Reads from memory_records via an adapter. Promotes curated memories into durable DataHub knowledge (context documents, glossary terms, tags, structured properties).

Cross-Enrichment¶

The existing bidirectional enrichment middleware automatically attaches relevant memories to toolkit responses. When a Trino query, DataHub lookup, or S3 operation returns results containing DataHub URNs, the middleware recalls memories linked to those entities and appends them as a memory_context content block.

No explicit recall call is needed for this; it happens transparently on every enriched tool response.

Staleness Detection¶

A background watcher periodically checks active memories against DataHub entity state. When a referenced entity is deprecated or its schema changes, the memory is flagged as stale with a reason.

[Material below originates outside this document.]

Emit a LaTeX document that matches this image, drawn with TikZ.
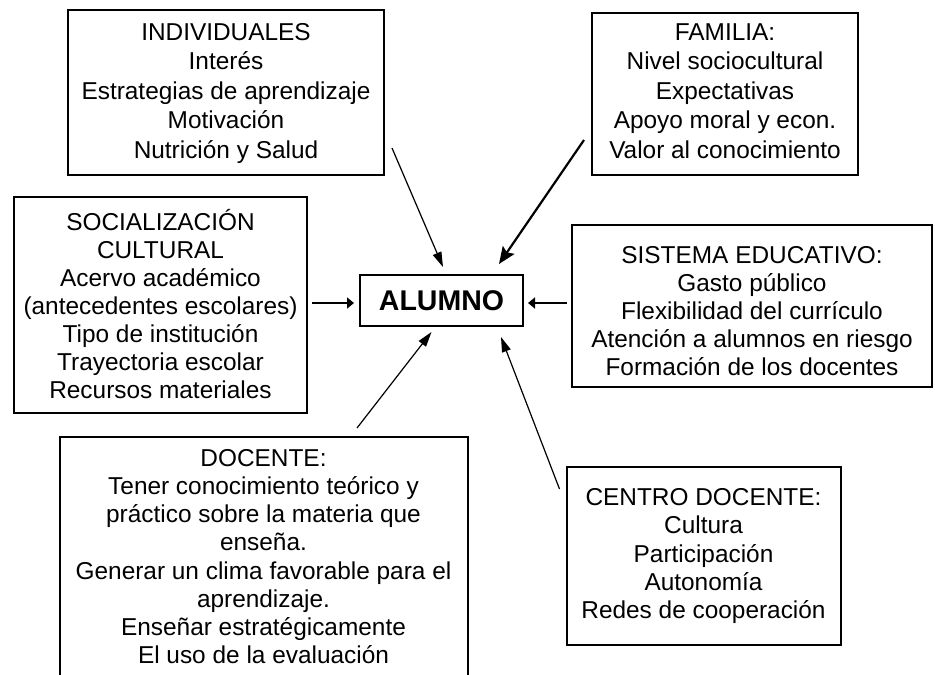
\documentclass[tikz,border=0pt]{standalone}
\usepackage{fontspec}
\setmainfont{Liberation Sans}
\usetikzlibrary{arrows.meta}
\newcommand\firstln[1]{\rule{0pt}{#1pt}}
\newcommand\lastln[1]{\rule[-#1pt]{0pt}{#1pt}}
\begin{document}
\begin{tikzpicture}[x=1pt,y={(0pt,-1pt)},
  box/.style={draw, line width=2pt, inner sep=0pt, align=center},
  thinarr/.style={line width=1.2pt, -{Triangle[length=15pt,width=9pt]}},
  famarr/.style={line width=2.2pt, -{Stealth[length=17pt,width=14pt,inset=3pt]}},
  harr/.style={line width=1.7pt, -{Triangle[length=7pt,width=11pt]}}]
\useasboundingbox (0,0) rectangle (935,675);

\node[box, minimum width=316pt, minimum height=165pt, font=\fontsize{24.4}{29.5}\selectfont] (ind) at (226,92.5)
  {\firstln{24}INDIVIDUALES\\Interés\\Estrategias de aprendizaje\\Motivación\\Nutrición y Salud\lastln{11}};

\node[box, minimum width=266pt, minimum height=162pt, font=\fontsize{24.4}{29.5}\selectfont] (fam) at (725,94)
  {\firstln{24}FAMILIA:\\Nivel sociocultural\\Expectativas\\Apoyo moral y econ.\\Valor al conocimiento\lastln{14}};

\node[box, minimum width=293pt, minimum height=216pt, font=\fontsize{24.4}{28}\selectfont] (soc) at (160.5,304.5)
  {\firstln{24}SOCIALIZACIÓN\\CULTURAL\\Acervo académico\\(antecedentes escolares)\\Tipo de institución\\Trayectoria escolar\\Recursos materiales\lastln{4}};

\node[box, minimum width=163pt, minimum height=51pt, font=\fontsize{28.5}{32}\selectfont\bfseries] (alu) at (441.5,300.5) {ALUMNO};

\node[box, minimum width=360pt, minimum height=162pt, font=\fontsize{24.4}{28}\selectfont] (sis) at (752,305.5)
  {\firstln{30}SISTEMA EDUCATIVO:\\Gasto público\\Flexibilidad del currículo\\Atención a alumnos en riesgo\\Formación de los docentes\lastln{2}};

\node[box, minimum width=408pt, minimum height=242pt, font=\fontsize{24.4}{28.1}\selectfont] (doc) at (263.5,558)
  {\firstln{24}DOCENTE:\\Tener conocimiento teórico y\\práctico sobre la materia que\\enseña.\\Generar un clima favorable para el\\aprendizaje.\\Enseñar estratégicamente\\El uso de la evaluación\lastln{10}};

\node[box, minimum width=274pt, minimum height=178pt, font=\fontsize{24.4}{28.3}\selectfont] (cen) at (703.5,555.5)
  {\firstln{24}CENTRO DOCENTE:\\Cultura\\Participación\\Autonomía\\Redes de cooperación\lastln{10.8}};

\coordinate (s1) at ([shift={(7,-28)}]ind.south east);
\coordinate (s2) at ([shift={(-7,-36)}]fam.south west);
\coordinate (s3) at ([shift={(4,-1.5)}]soc.east);
\coordinate (s4) at ([shift={(-4,-2.5)}]sis.west);
\coordinate (s5) at ([shift={(-111.5,-8)}]doc.north east);
\coordinate (s6) at ([shift={(-6,23.5)}]cen.north west);

\draw[thinarr] (s1) -- ([shift={(1.5,-7)}]alu.north);
\draw[famarr] (s2) -- ([shift={(-25,-10)}]alu.north east);
\draw[harr] (s3) -- ([shift={(-5,2.5)}]alu.west);
\draw[harr] (s4) -- ([shift={(4,2.5)}]alu.east);
\draw[thinarr] (s5) -- ([shift={(-10,5)}]alu.south);
\draw[thinarr] (s6) -- ([shift={(-23,10)}]alu.south east);
\end{tikzpicture}
\end{document}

Stale memories are excluded from default recall and surfaced via memory_manage(command='review_stale') for admin curation.

Correction Chains¶

When a memory is updated or superseded, the correction chain is tracked in metadata.superseded_by. This supports temporal reasoning: "X was said, then corrected to Y" has a clean signal path through the memory graph.

Relationship to Knowledge Capture¶

Memory is the universal store. An insight (captured via memory_capture with a reviewed sink-class) is a subtype of memory: one that may carry proposed catalog changes. But knowledge is broader than catalog mutations. Domain context like "we have two selling seasons" is institutional knowledge that does not map to a DataHub tag or description update. The apply_knowledge tool is where differentiation happens: it reviews memories and promotes the appropriate ones into durable DataHub entities.

Because knowledge capture now lives in the memory toolkit (memory_capture), it requires the memory layer to be enabled. Memory defaults on when a database is configured; setting memory.enabled: false disables capture entirely.